#### Recorded data
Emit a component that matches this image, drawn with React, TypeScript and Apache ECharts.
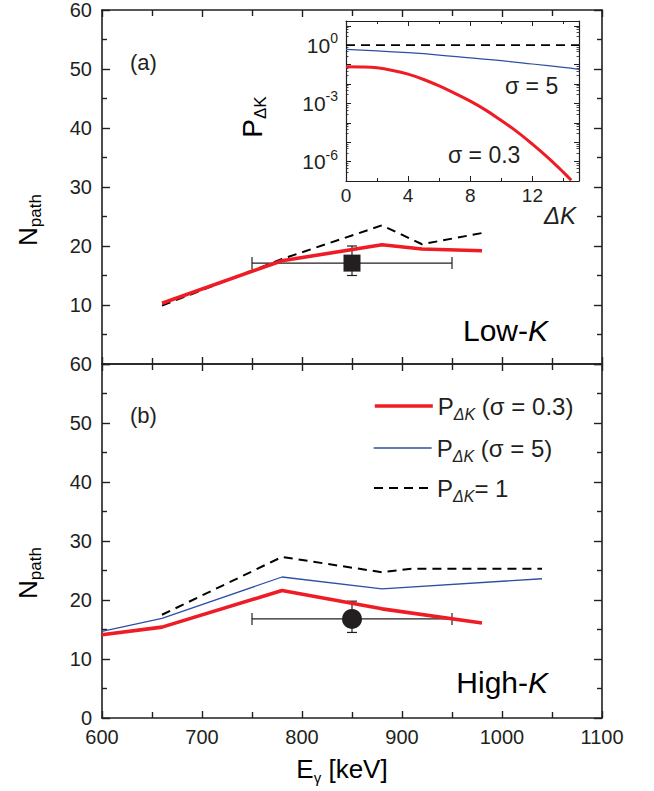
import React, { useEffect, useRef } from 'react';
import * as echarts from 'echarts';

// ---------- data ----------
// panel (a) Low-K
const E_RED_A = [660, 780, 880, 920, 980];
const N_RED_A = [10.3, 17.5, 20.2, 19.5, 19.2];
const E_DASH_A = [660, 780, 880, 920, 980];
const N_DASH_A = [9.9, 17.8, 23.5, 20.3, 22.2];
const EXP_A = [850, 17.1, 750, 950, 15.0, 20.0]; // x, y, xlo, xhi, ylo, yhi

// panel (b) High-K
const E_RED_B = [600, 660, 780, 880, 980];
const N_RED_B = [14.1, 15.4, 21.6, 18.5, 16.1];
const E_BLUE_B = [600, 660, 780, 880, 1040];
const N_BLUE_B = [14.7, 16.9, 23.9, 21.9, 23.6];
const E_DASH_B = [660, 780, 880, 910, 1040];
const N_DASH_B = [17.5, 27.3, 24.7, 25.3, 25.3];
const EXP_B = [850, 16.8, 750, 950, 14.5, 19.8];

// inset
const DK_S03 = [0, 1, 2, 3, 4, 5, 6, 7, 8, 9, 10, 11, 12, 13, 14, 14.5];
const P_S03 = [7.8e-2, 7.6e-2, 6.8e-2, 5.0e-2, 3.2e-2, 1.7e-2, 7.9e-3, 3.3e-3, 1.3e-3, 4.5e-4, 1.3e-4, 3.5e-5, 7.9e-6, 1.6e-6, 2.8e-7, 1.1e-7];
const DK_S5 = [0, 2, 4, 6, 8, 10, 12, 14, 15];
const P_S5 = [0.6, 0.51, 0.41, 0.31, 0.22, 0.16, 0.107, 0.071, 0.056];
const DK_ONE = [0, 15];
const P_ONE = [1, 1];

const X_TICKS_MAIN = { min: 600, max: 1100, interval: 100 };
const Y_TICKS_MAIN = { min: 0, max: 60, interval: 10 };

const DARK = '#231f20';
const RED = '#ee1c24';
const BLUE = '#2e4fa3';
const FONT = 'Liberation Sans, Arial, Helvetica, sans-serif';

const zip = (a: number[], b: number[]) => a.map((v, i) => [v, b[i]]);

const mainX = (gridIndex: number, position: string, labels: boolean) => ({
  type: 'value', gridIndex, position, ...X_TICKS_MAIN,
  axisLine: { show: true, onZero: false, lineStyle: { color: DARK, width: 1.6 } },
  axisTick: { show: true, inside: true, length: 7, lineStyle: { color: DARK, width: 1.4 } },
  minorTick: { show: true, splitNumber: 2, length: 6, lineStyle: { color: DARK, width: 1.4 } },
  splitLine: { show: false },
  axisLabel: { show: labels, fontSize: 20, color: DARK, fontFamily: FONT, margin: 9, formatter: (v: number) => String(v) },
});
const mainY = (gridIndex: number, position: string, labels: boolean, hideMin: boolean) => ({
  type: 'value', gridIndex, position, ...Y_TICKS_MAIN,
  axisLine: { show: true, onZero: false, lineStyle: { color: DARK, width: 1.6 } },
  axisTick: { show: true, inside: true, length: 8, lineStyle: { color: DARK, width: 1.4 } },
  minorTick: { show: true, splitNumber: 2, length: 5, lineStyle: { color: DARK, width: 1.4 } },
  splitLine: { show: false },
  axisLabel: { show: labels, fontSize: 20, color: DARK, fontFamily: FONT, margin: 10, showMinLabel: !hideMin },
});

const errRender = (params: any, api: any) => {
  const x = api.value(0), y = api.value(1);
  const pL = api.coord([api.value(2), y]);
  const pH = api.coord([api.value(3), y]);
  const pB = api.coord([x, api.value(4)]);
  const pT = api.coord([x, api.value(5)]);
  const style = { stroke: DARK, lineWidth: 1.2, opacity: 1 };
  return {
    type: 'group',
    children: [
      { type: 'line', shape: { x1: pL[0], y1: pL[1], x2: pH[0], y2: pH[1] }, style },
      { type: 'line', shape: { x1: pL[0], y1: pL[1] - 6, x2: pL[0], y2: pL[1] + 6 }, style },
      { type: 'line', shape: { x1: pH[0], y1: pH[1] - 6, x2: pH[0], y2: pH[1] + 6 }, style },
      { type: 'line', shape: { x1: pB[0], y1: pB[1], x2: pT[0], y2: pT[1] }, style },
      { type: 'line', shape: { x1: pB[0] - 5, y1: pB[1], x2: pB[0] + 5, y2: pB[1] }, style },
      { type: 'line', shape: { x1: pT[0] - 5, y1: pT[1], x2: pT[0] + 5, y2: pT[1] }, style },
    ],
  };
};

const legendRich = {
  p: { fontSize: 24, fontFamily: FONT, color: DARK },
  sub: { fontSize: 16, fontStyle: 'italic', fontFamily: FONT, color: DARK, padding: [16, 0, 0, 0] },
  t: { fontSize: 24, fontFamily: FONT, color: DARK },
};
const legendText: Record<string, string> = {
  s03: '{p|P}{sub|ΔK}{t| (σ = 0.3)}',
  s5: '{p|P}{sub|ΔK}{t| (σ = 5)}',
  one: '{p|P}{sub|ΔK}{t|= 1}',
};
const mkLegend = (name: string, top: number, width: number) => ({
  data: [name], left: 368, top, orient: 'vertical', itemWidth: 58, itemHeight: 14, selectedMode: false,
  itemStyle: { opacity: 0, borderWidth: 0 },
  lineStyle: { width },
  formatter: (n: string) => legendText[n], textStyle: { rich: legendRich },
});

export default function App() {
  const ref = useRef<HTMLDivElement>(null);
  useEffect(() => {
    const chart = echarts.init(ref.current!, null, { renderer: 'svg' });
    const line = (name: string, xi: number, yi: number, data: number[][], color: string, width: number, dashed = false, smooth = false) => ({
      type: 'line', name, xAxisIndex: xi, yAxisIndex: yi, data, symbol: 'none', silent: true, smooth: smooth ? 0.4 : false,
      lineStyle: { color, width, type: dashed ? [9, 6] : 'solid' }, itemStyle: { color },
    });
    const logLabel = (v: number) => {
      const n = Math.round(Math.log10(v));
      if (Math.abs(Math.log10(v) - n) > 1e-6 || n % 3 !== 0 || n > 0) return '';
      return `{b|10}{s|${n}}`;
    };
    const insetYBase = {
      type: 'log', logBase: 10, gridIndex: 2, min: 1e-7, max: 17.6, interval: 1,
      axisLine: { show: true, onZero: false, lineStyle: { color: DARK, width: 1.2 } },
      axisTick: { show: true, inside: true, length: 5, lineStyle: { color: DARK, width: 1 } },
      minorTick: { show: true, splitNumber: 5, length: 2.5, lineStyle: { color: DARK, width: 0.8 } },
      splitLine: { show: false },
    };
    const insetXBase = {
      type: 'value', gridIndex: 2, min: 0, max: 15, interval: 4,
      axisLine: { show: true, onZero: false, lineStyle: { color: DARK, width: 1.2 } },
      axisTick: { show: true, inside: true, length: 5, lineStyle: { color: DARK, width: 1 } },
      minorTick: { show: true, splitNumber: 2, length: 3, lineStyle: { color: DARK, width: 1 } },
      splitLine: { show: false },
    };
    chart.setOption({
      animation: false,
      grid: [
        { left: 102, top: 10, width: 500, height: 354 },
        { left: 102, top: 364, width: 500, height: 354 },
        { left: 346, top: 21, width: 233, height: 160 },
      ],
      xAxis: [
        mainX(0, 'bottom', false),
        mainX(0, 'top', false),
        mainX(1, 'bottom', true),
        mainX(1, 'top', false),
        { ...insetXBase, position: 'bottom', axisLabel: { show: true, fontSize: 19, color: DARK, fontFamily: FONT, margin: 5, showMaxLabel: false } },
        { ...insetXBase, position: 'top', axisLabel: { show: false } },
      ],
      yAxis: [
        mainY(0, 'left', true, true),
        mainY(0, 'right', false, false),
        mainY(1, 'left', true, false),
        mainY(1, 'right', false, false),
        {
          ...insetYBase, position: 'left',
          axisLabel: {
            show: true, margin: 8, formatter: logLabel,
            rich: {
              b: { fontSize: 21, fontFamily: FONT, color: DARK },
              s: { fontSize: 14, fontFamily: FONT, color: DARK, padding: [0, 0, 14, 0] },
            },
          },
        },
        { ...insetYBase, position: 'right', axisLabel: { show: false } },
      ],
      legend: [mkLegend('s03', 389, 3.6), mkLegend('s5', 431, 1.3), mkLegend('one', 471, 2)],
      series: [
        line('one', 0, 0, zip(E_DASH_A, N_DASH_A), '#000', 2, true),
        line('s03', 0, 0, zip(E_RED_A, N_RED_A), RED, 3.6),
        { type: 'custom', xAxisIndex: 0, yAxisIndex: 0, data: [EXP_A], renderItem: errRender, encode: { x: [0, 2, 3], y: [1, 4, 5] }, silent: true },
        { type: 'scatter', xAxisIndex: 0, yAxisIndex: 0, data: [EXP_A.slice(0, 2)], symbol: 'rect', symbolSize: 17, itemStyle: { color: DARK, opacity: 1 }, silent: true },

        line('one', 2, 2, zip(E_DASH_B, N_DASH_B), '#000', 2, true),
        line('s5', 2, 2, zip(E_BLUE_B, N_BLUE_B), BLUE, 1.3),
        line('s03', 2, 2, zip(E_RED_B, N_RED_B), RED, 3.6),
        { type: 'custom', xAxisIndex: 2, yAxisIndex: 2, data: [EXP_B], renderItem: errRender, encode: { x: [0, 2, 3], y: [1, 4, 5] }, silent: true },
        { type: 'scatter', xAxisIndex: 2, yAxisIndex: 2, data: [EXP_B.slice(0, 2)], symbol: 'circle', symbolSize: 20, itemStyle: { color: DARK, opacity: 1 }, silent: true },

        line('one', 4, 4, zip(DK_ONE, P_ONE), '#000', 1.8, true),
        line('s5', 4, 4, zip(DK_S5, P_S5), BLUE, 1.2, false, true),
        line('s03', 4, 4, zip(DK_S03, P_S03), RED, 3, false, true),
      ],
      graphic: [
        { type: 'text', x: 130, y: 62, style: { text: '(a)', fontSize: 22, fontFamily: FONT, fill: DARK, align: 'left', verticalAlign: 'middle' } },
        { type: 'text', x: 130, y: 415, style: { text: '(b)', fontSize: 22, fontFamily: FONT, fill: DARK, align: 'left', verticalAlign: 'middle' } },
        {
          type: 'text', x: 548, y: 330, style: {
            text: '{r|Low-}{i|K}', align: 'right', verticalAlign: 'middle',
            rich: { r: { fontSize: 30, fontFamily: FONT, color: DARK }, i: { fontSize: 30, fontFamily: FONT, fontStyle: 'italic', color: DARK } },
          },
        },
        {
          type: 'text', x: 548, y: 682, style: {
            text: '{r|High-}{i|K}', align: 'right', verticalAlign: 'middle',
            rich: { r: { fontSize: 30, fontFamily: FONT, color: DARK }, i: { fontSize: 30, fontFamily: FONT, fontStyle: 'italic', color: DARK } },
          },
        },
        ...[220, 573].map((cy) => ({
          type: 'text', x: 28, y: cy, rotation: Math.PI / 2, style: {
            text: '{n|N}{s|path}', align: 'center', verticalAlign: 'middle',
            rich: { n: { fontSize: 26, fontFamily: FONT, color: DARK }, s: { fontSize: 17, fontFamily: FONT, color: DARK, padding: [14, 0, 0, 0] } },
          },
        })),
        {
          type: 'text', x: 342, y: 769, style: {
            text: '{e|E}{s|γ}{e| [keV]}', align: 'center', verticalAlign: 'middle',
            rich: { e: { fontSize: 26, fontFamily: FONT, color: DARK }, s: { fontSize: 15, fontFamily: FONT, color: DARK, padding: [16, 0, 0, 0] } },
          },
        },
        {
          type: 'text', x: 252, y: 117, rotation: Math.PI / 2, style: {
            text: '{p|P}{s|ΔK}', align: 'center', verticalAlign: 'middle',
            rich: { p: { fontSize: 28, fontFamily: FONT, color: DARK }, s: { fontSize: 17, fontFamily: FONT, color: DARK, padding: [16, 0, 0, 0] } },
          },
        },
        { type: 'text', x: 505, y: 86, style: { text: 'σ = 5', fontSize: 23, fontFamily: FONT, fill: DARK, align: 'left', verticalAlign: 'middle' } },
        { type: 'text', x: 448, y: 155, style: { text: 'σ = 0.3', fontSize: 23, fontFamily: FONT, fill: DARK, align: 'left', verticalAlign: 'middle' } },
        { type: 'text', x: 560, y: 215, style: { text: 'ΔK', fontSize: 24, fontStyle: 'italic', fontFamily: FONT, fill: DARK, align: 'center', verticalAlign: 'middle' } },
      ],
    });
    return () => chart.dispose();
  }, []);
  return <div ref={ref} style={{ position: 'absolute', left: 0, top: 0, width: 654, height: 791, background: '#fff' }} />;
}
########
Exercise aim: Review the material and copy each line in which the word "React" appears.

Completed exercise:
Emit a component that matches this image, drawn with React, TypeScript and Apache ECharts.
import React, { useEffect, useRef } from 'react';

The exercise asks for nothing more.